My phone won't boot up, it gets stuck on the bootlogo and i can only get into stock recovery. I was going from OMFGB to Stock Froyo and my battery died mid flash. I cant charge it enough to SBF. Is there something that i can rename to use the update.zip option and install in stock recovery that would fix this or do i have to wait until i can get the battery charged.


----------



## SyNiK4L (Jun 7, 2011)

i think of heard of such update.zip's, but i think that will only install signed.zips or something. I think meaning only signed.zips from verizon. i cant remember exactly maybe someone can explain what im talking about in more detail. But ur best bet, i think is to try to find someone to swapa battery with. Or find a way to charge yours. Theres also batteries for 5 dollars on amazon. and external chargers. Dn if u really wanna spend the money on them both but i ordered a battery and charger for 20 bucks....ull just to have see what u wanna do? or if anyone else has an update.zip u can flash.


----------



## UnfedBear67 (Jul 31, 2011)

Ya i ordered a replacement battery and external charger just waiting for them to come tomorrow. i too have heard of these signed updates.zip but no luck. Even tried taking phone to my local verizon wireless but they couldn't help, and it wasn't cause of the root but because their having the same issue i was, i assumed they would have a factory cable, i know anyone could buy one. I saw it on the Team Black Hat Site. Guess i just have to wait.


----------



## Framework43 (Jun 21, 2011)

You could of cut a USB cable, twisted the insides of the black and red wire and put them to their respected negative(black) and positive(red) positions(labeled on back of battery) . Plugged in the USB and charged the battery..... or you can make your own factory cable.


----------



## DXC (Aug 16, 2011)

In some instances, if you plug the phone in, then press the power button and pull the battery right when it starts booting up, you can put the battery back in and it will start charging. Doesn't always work though.


----------



## UnfedBear67 (Jul 31, 2011)

Framework43 said:


> You could of cut a USB cable, twisted the insides of the black and red wire and put them to their respected negative(black) and positive(red) positions(labeled on back of battery) . Plugged in the USB and charged the battery..... or you can make your own factory cable.

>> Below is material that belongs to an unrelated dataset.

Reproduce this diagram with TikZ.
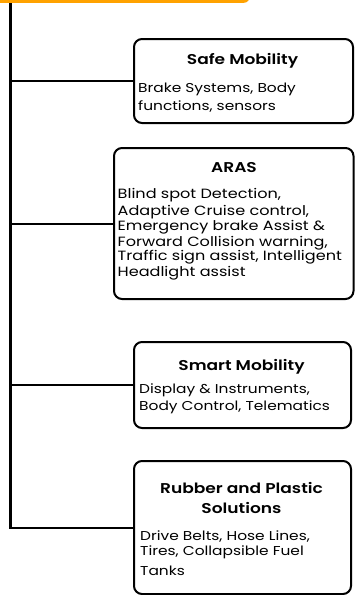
\documentclass[tikz,border=0pt]{standalone}
\usepackage{fontspec}
\setmainfont{Poppins}[FakeStretch=1.2, BoldFont={Poppins SemiBold}, BoldFeatures={FakeStretch=1.2}]
\definecolor{barorange}{HTML}{FFA200}
\begin{document}
\begin{tikzpicture}[x=1pt,y=-1pt,
  box/.style={draw=black, line width=2pt, rounded corners=8pt, fill=white, anchor=north west, inner sep=0pt},
  trunk/.style={line width=2.6pt},
  conn/.style={line width=2pt},
  ttl/.style={font=\fontsize{14.2}{16}\selectfont\bfseries, anchor=base, inner sep=0pt},
  txt/.style={font=\fontsize{12.85}{15}\selectfont, anchor=base west, inner sep=0pt},
  txtar/.style={font=\fontsize{13.4}{15}\selectfont, anchor=base west, inner sep=0pt},
  topbar/.style={fill=barorange, rounded corners=6pt, anchor=south east, inner sep=0pt}
]
\useasboundingbox (0,0) rectangle (354,595);
\node[topbar, minimum width=280pt, minimum height=20pt] (top) at (250,3) {};

% boxes
\node[box, minimum width=219pt, minimum height=84pt] (safe) at (133,38) {};
\node[box, minimum width=239.5pt, minimum height=151pt] (aras) at (113,147) {};
\node[box, minimum width=217pt, minimum height=86pt] (smart) at (133,341) {};
\node[box, minimum width=217pt, minimum height=133pt] (rubber) at (133,460) {};

% trunk and connectors
\coordinate (j1) at (10.5,80);
\coordinate (j2) at (j1 |- aras.west);
\coordinate (j3) at (j1 |- smart.west);
\coordinate (j4) at (j1 |- rubber.west);
\draw[trunk] (top.south -| j1) -- ([yshift=1pt]j4);
\draw[conn] (j1 |- safe.west) -- (safe.west);
\draw[conn] (j2) -- (aras.west);
\draw[conn] (j3) -- (smart.west);
\draw[conn] ([xshift=-1.3pt]j4) -- (rubber.west);

% Safe Mobility
\node[ttl] (safeT) at (242.5,64) {Safe Mobility};
\node[txt] (safeA) at (138,92) {Brake Systems, Body};
\node[txt] (safeB) at (138,110) {functions, sensors};

% ARAS
\node[ttl] (arasT) at (234,172) {ARAS};
\node[txtar] (arasA) at (117.5,198) {Blind spot Detection,};
\node[txtar] (arasB) at (117.5,215.5) {Adaptive Cruise control,};
\node[txtar] (arasC) at (117.5,230) {Emergency brake Assist \&};
\node[txtar] (arasD) at (117.5,246.5) {Forward Collision warning,};
\node[txtar] (arasE) at (117.5,260) {Traffic sign assist, Intelligent};
\node[txtar] (arasF) at (117.5,276.5) {Headlight assist};

% Smart Mobility
\node[ttl] (smartT) at (241.5,370) {Smart Mobility};
\node[txt] (smartA) at (139,393) {Display \& Instruments,};
\node[txt] (smartB) at (139,410) {Body Control, Telematics};

% Rubber
\node[ttl] (rubT1) at (241.5,493) {Rubber and Plastic};
\node[ttl] (rubT2) at (241.5,513) {Solutions};
\node[txt] (rubA) at (140,540) {Drive Belts, Hose Lines,};
\node[txt] (rubB) at (140,555) {Tires, Collapsible Fuel};
\node[txt] (rubC) at (140,575) {Tanks};
\end{tikzpicture}
\end{document}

How long would of cutting the USB Cable of taken to charge and is it safe to use. I didn't know you could make your own factory cable either. Oh well stuffs already on the way. By the way Framework43 love your work follow you on twitter.


----------



## Framework43 (Jun 21, 2011)

Spartan67 said:


> How long would of cutting the USB Cable of taken to charge and is it safe to use. I didn't know you could make your own factory cable either. Oh well stuffs already on the way. By the way Framework43 love your work follow you on twitter.


Not recommended that much(charging by stripped wires), factory cables are recommended to make because no one wants to shell out $35 for a cable :|

EDIT:
Thank you for your support, drop in IRC ,freenode #rootz. I'm usually avail. to chat about anything


----------



## UnfedBear67 (Jul 31, 2011)

Got battery charged, and running again. All is good again


----------